→ SHORT TASK
Would you transcribe the listing that follows, character for character, and omit its images?

→ GIVEN DATA
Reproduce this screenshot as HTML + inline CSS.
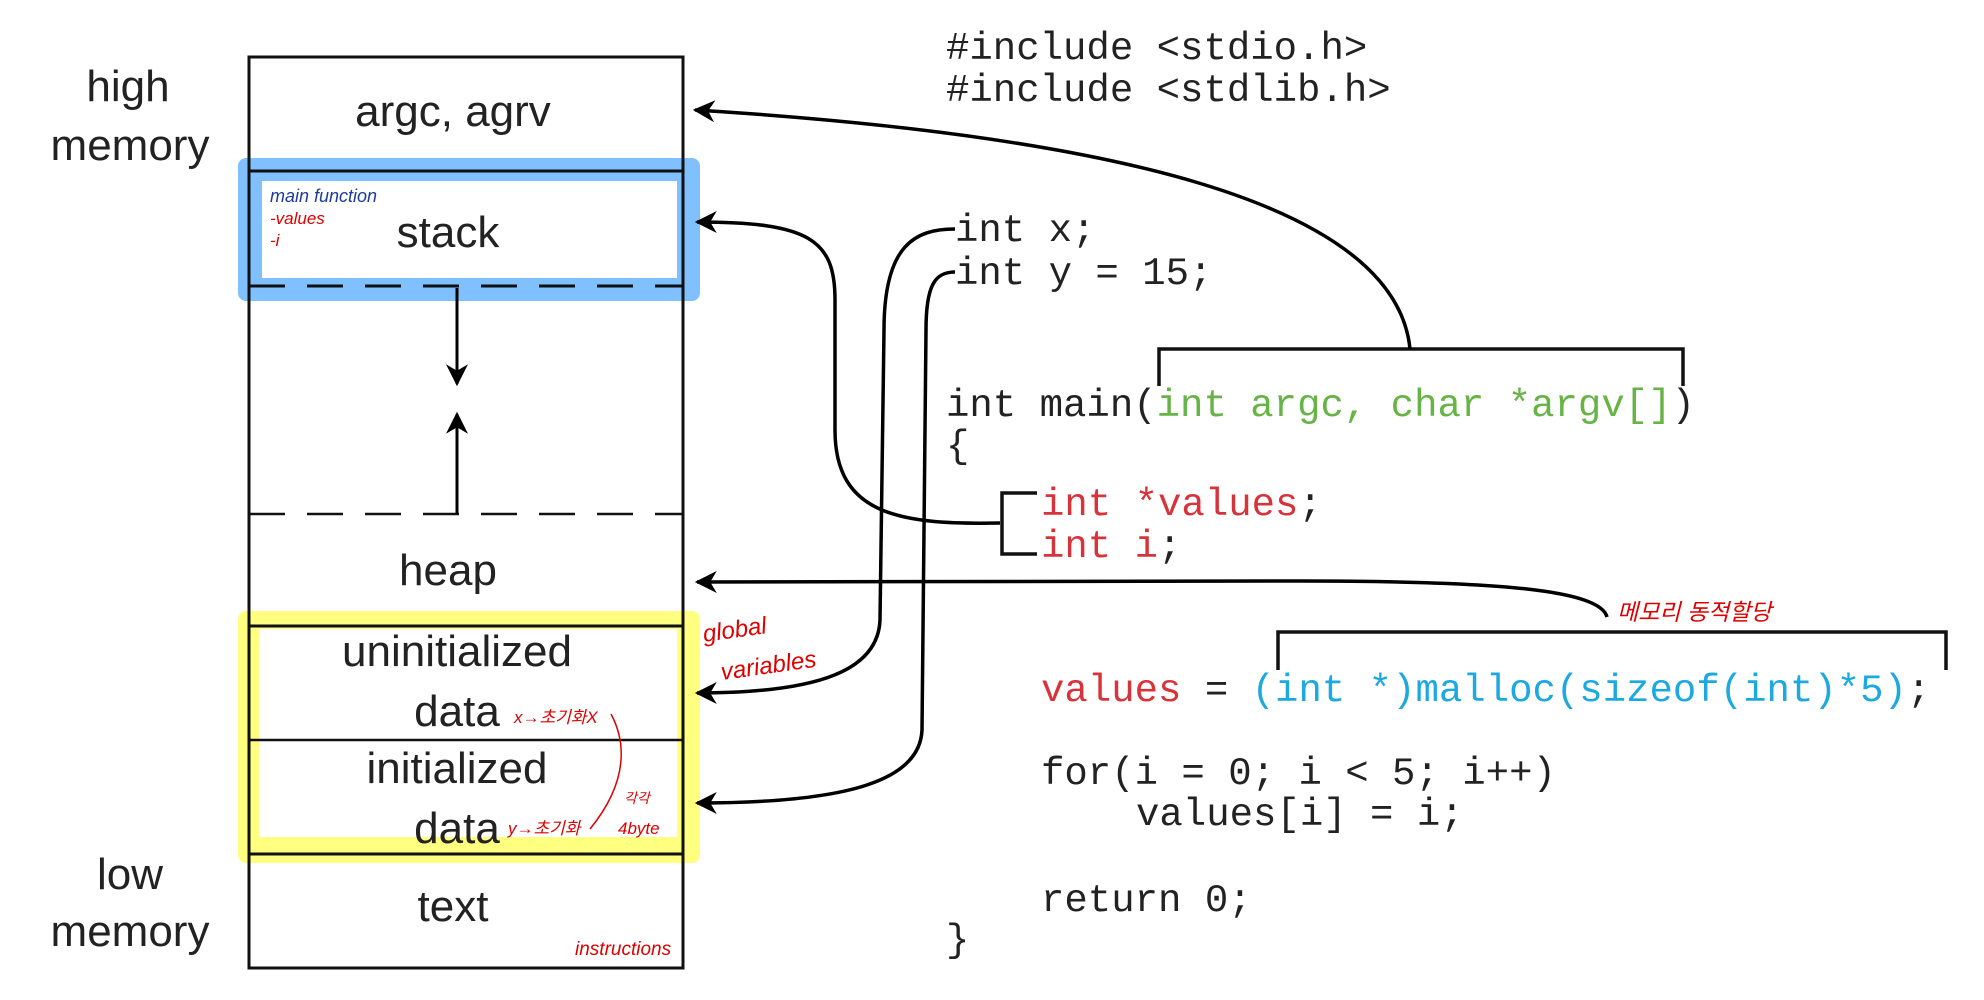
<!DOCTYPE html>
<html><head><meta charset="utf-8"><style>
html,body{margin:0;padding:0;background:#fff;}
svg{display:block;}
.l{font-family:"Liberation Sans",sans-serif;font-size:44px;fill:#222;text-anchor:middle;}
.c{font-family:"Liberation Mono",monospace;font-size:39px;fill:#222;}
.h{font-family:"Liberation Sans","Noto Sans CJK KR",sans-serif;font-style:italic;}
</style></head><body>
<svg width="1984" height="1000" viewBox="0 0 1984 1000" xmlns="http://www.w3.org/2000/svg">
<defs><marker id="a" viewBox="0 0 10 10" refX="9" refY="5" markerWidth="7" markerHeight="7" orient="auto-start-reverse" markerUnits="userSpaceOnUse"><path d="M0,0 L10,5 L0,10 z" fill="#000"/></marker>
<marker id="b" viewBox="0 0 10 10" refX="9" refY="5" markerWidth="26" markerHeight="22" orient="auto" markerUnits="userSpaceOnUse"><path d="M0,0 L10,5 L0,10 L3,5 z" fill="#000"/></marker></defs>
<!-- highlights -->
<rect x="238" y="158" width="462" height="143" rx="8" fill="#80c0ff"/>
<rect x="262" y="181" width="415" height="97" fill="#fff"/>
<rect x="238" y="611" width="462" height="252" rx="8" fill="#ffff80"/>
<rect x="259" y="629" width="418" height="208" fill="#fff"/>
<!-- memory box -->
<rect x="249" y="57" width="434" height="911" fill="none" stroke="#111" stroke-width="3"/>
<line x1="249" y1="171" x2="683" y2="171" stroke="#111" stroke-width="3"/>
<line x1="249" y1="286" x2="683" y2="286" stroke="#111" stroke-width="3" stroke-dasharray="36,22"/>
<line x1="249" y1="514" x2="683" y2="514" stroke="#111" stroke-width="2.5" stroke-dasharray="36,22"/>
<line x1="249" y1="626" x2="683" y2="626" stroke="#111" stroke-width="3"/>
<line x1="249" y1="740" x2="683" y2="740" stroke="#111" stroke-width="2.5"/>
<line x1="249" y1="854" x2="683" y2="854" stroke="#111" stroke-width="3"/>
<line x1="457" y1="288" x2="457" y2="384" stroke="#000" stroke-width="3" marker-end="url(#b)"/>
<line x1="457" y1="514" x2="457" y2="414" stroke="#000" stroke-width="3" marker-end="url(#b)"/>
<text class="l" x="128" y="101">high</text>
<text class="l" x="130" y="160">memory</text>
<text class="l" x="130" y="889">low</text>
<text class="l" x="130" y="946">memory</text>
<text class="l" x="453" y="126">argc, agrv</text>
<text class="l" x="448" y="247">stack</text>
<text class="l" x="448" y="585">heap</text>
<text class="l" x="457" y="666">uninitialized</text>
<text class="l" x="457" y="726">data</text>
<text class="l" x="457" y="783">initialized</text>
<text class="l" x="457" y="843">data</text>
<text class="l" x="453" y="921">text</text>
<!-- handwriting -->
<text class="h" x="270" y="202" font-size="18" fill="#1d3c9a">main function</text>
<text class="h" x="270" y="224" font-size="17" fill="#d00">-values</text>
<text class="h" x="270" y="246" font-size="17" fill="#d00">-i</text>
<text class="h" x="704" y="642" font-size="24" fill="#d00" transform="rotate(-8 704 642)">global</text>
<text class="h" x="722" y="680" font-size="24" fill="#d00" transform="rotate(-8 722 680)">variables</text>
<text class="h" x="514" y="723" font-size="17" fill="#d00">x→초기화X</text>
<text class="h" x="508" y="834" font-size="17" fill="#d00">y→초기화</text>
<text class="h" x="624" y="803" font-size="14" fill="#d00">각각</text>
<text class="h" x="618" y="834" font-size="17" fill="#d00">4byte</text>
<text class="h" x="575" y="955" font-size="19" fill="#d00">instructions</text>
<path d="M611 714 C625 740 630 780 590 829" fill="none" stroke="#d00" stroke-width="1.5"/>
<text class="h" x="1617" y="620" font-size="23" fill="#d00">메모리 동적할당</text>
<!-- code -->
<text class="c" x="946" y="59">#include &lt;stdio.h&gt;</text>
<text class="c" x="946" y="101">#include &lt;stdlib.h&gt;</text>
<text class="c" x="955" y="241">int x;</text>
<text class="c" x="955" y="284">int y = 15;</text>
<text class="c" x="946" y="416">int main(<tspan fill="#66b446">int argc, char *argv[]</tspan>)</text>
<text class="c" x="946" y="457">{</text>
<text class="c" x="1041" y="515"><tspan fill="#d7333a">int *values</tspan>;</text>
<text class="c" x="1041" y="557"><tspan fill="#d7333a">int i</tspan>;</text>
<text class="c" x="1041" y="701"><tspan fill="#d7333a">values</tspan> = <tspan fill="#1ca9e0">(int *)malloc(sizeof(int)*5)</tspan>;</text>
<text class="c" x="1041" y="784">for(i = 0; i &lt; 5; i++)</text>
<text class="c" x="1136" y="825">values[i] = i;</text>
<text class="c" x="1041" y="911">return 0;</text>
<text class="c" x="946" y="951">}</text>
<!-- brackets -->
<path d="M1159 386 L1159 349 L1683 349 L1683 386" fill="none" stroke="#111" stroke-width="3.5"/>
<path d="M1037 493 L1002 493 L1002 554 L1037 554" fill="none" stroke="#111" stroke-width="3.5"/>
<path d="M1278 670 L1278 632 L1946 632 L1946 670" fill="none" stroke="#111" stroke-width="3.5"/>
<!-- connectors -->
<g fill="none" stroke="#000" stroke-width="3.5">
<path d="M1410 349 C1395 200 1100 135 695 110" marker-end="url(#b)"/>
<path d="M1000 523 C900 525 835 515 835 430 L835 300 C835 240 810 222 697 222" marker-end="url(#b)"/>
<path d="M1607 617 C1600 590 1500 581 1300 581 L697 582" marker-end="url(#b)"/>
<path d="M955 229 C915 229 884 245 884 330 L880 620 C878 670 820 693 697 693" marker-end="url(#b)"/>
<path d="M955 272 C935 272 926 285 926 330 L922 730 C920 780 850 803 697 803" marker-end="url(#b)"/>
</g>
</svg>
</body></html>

→ ANSWER IN FULL
Reproduce this screenshot as HTML + inline CSS.
<!DOCTYPE html>
<html><head><meta charset="utf-8"><style>
html,body{margin:0;padding:0;background:#fff;}
svg{display:block;}
.l{font-family:"Liberation Sans",sans-serif;font-size:44px;fill:#222;text-anchor:middle;}
.c{font-family:"Liberation Mono",monospace;font-size:39px;fill:#222;}
.h{font-family:"Liberation Sans","Noto Sans CJK KR",sans-serif;font-style:italic;}
</style></head><body>
<svg width="1984" height="1000" viewBox="0 0 1984 1000" xmlns="http://www.w3.org/2000/svg">
<defs><marker id="a" viewBox="0 0 10 10" refX="9" refY="5" markerWidth="7" markerHeight="7" orient="auto-start-reverse" markerUnits="userSpaceOnUse"><path d="M0,0 L10,5 L0,10 z" fill="#000"/></marker>
<marker id="b" viewBox="0 0 10 10" refX="9" refY="5" markerWidth="26" markerHeight="22" orient="auto" markerUnits="userSpaceOnUse"><path d="M0,0 L10,5 L0,10 L3,5 z" fill="#000"/></marker></defs>
<!-- highlights -->
<rect x="238" y="158" width="462" height="143" rx="8" fill="#80c0ff"/>
<rect x="262" y="181" width="415" height="97" fill="#fff"/>
<rect x="238" y="611" width="462" height="252" rx="8" fill="#ffff80"/>
<rect x="259" y="629" width="418" height="208" fill="#fff"/>
<!-- memory box -->
<rect x="249" y="57" width="434" height="911" fill="none" stroke="#111" stroke-width="3"/>
<line x1="249" y1="171" x2="683" y2="171" stroke="#111" stroke-width="3"/>
<line x1="249" y1="286" x2="683" y2="286" stroke="#111" stroke-width="3" stroke-dasharray="36,22"/>
<line x1="249" y1="514" x2="683" y2="514" stroke="#111" stroke-width="2.5" stroke-dasharray="36,22"/>
<line x1="249" y1="626" x2="683" y2="626" stroke="#111" stroke-width="3"/>
<line x1="249" y1="740" x2="683" y2="740" stroke="#111" stroke-width="2.5"/>
<line x1="249" y1="854" x2="683" y2="854" stroke="#111" stroke-width="3"/>
<line x1="457" y1="288" x2="457" y2="384" stroke="#000" stroke-width="3" marker-end="url(#b)"/>
<line x1="457" y1="514" x2="457" y2="414" stroke="#000" stroke-width="3" marker-end="url(#b)"/>
<text class="l" x="128" y="101">high</text>
<text class="l" x="130" y="160">memory</text>
<text class="l" x="130" y="889">low</text>
<text class="l" x="130" y="946">memory</text>
<text class="l" x="453" y="126">argc, agrv</text>
<text class="l" x="448" y="247">stack</text>
<text class="l" x="448" y="585">heap</text>
<text class="l" x="457" y="666">uninitialized</text>
<text class="l" x="457" y="726">data</text>
<text class="l" x="457" y="783">initialized</text>
<text class="l" x="457" y="843">data</text>
<text class="l" x="453" y="921">text</text>
<!-- handwriting -->
<text class="h" x="270" y="202" font-size="18" fill="#1d3c9a">main function</text>
<text class="h" x="270" y="224" font-size="17" fill="#d00">-values</text>
<text class="h" x="270" y="246" font-size="17" fill="#d00">-i</text>
<text class="h" x="704" y="642" font-size="24" fill="#d00" transform="rotate(-8 704 642)">global</text>
<text class="h" x="722" y="680" font-size="24" fill="#d00" transform="rotate(-8 722 680)">variables</text>
<text class="h" x="514" y="723" font-size="17" fill="#d00">x→초기화X</text>
<text class="h" x="508" y="834" font-size="17" fill="#d00">y→초기화</text>
<text class="h" x="624" y="803" font-size="14" fill="#d00">각각</text>
<text class="h" x="618" y="834" font-size="17" fill="#d00">4byte</text>
<text class="h" x="575" y="955" font-size="19" fill="#d00">instructions</text>
<path d="M611 714 C625 740 630 780 590 829" fill="none" stroke="#d00" stroke-width="1.5"/>
<text class="h" x="1617" y="620" font-size="23" fill="#d00">메모리 동적할당</text>
<!-- code -->
<text class="c" x="946" y="59">#include &lt;stdio.h&gt;</text>
<text class="c" x="946" y="101">#include &lt;stdlib.h&gt;</text>
<text class="c" x="955" y="241">int x;</text>
<text class="c" x="955" y="284">int y = 15;</text>
<text class="c" x="946" y="416">int main(<tspan fill="#66b446">int argc, char *argv[]</tspan>)</text>
<text class="c" x="946" y="457">{</text>
<text class="c" x="1041" y="515"><tspan fill="#d7333a">int *values</tspan>;</text>
<text class="c" x="1041" y="557"><tspan fill="#d7333a">int i</tspan>;</text>
<text class="c" x="1041" y="701"><tspan fill="#d7333a">values</tspan> = <tspan fill="#1ca9e0">(int *)malloc(sizeof(int)*5)</tspan>;</text>
<text class="c" x="1041" y="784">for(i = 0; i &lt; 5; i++)</text>
<text class="c" x="1136" y="825">values[i] = i;</text>
<text class="c" x="1041" y="911">return 0;</text>
<text class="c" x="946" y="951">}</text>
<!-- brackets -->
<path d="M1159 386 L1159 349 L1683 349 L1683 386" fill="none" stroke="#111" stroke-width="3.5"/>
<path d="M1037 493 L1002 493 L1002 554 L1037 554" fill="none" stroke="#111" stroke-width="3.5"/>
<path d="M1278 670 L1278 632 L1946 632 L1946 670" fill="none" stroke="#111" stroke-width="3.5"/>
<!-- connectors -->
<g fill="none" stroke="#000" stroke-width="3.5">
<path d="M1410 349 C1395 200 1100 135 695 110" marker-end="url(#b)"/>
<path d="M1000 523 C900 525 835 515 835 430 L835 300 C835 240 810 222 697 222" marker-end="url(#b)"/>
<path d="M1607 617 C1600 590 1500 581 1300 581 L697 582" marker-end="url(#b)"/>
<path d="M955 229 C915 229 884 245 884 330 L880 620 C878 670 820 693 697 693" marker-end="url(#b)"/>
<path d="M955 272 C935 272 926 285 926 330 L922 730 C920 780 850 803 697 803" marker-end="url(#b)"/>
</g>
</svg>
</body></html>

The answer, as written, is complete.